Scientific classification
- Kingdom: Animalia
- Phylum: Arthropoda
- Subphylum: Myriapoda
- Class: Diplopoda
- Order: Polydesmida
- Family: Xystodesmidae
- Genus: Sigmoria
- Species: S. ainsliei
- Binomial name: Sigmoria ainsliei (Chamberlin, 1921)

= Sigmoria ainsliei =

- Genus: Sigmoria
- Species: ainsliei
- Authority: (Chamberlin, 1921)

Species of millipede

Sigmoria ainsliei is a species of flat-backed millipede in the family Xystodesmidae. It is native to eastern Tennessee.

== Description ==
Adults of this species can reach lengths greater than 50 millimeters and widths greater than 12 millimeters. Individuals of this species typically have red paranota.

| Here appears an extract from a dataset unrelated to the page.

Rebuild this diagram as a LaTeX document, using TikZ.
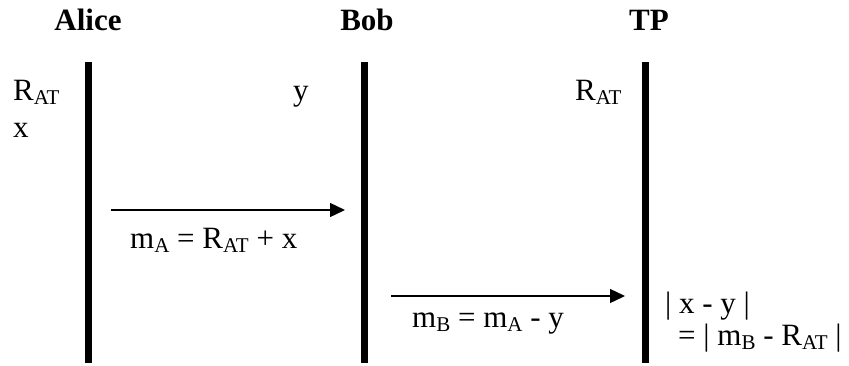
\documentclass[tikz,border=0pt]{standalone}
\usepackage{fontspec}
\setmainfont{Liberation Serif}
\usetikzlibrary{arrows.meta}
\newcommand\sbs[1]{\raisebox{-0.13em}{\fontsize{21}{21}\selectfont #1}}
\tikzset{
  txt/.style={anchor=base west,inner sep=0pt,font=\fontsize{31}{37}\selectfont},
  head/.style={anchor=base,inner sep=0pt,font=\fontsize{31}{37}\selectfont\bfseries},
  life/.style={line width=7pt},
  msg/.style={line width=1.3pt,-{Triangle[length=15pt,width=14pt]}}
}
\begin{document}
\begin{tikzpicture}[x=1pt,y=-1pt]
\useasboundingbox (0,0) rectangle (849,365);
% headers
\node[head] (alice) at (88,30) {Alice};
\node[head] (bob) at (367,30) {Bob};
\node[head] (tp) at (649,30) {TP};
% lifelines
\coordinate (at) at (88.5,62); \coordinate (ab) at (88.5,363);
\coordinate (bt) at (364.5,62); \coordinate (bb) at (364.5,363);
\coordinate (tt) at (645.5,62); \coordinate (tb) at (645.5,363);
\draw[life] (at) -- (ab);
\draw[life] (bt) -- (bb);
\draw[life] (tt) -- (tb);
% local values
\node[txt] (ar) at (13,100) {R\sbs{AT}};
\node[txt] (ax) at (13,137) {x};
\node[txt] (by) at (293,100) {y};
\node[txt] (tr) at (575,100) {R\sbs{AT}};
% messages
\coordinate (m1s) at (111,210); \coordinate (m1e) at (345,210);
\draw[msg] (m1s) -- (m1e);
\node[txt] (l1) at (130,248) {m\sbs{A} = R\sbs{AT} + x};
\coordinate (m2s) at (391,296); \coordinate (m2e) at (625,296);
\draw[msg] (m2s) -- (m2e);
\node[txt] (l2) at (412,327) {m\sbs{B} = m\sbs{A} - y};
% result
\node[txt] (r1) at (665,313) {| x - y |};
\node[txt] (r2) at (678,345) {= | m\sbs{B} - R\sbs{AT} |};
\end{tikzpicture}
\end{document}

== Range and distribution ==
S. ainsliei has a small distribution, occurring from State Route 73 in the Great Smoky Mountains National Park to just north of the French Broad River in Knoxville, TN. Specimens of this species have been collected from Knox, Sevier, and Blount counties. It is suspected to also be present in Loudon county, although suitable habitat is rare.

== Taxonomy ==
The species was first described as Apheloria ainsliei by biologist Ralph V. Chamberlin in 1921. It was later moved into the genus Falloria before the genus was deprecated as a junior subjective synonym. The current accepted name is Sigmoria ainsliei.

The holotype, collected from Knox County, is housed at Harvard University's Museum of Comparative Zoology in Cambridge, MA.

== Ecology ==
Millipedes of this species in the Great Smoky Mountains National Park typically occupy moist soils in rhododendron groves. In areas of their range where this environment is not available, they are most commonly found beneath the leaf litter of hardwood forests.

The invasive Asian jumping worm (Amynthas agrestis) competes with S. ainsliei for food. Thus, millipedes in soils where A. agrestis are present may have reduced lifespans; however, this competition may also reduce the worms' reproduction potential.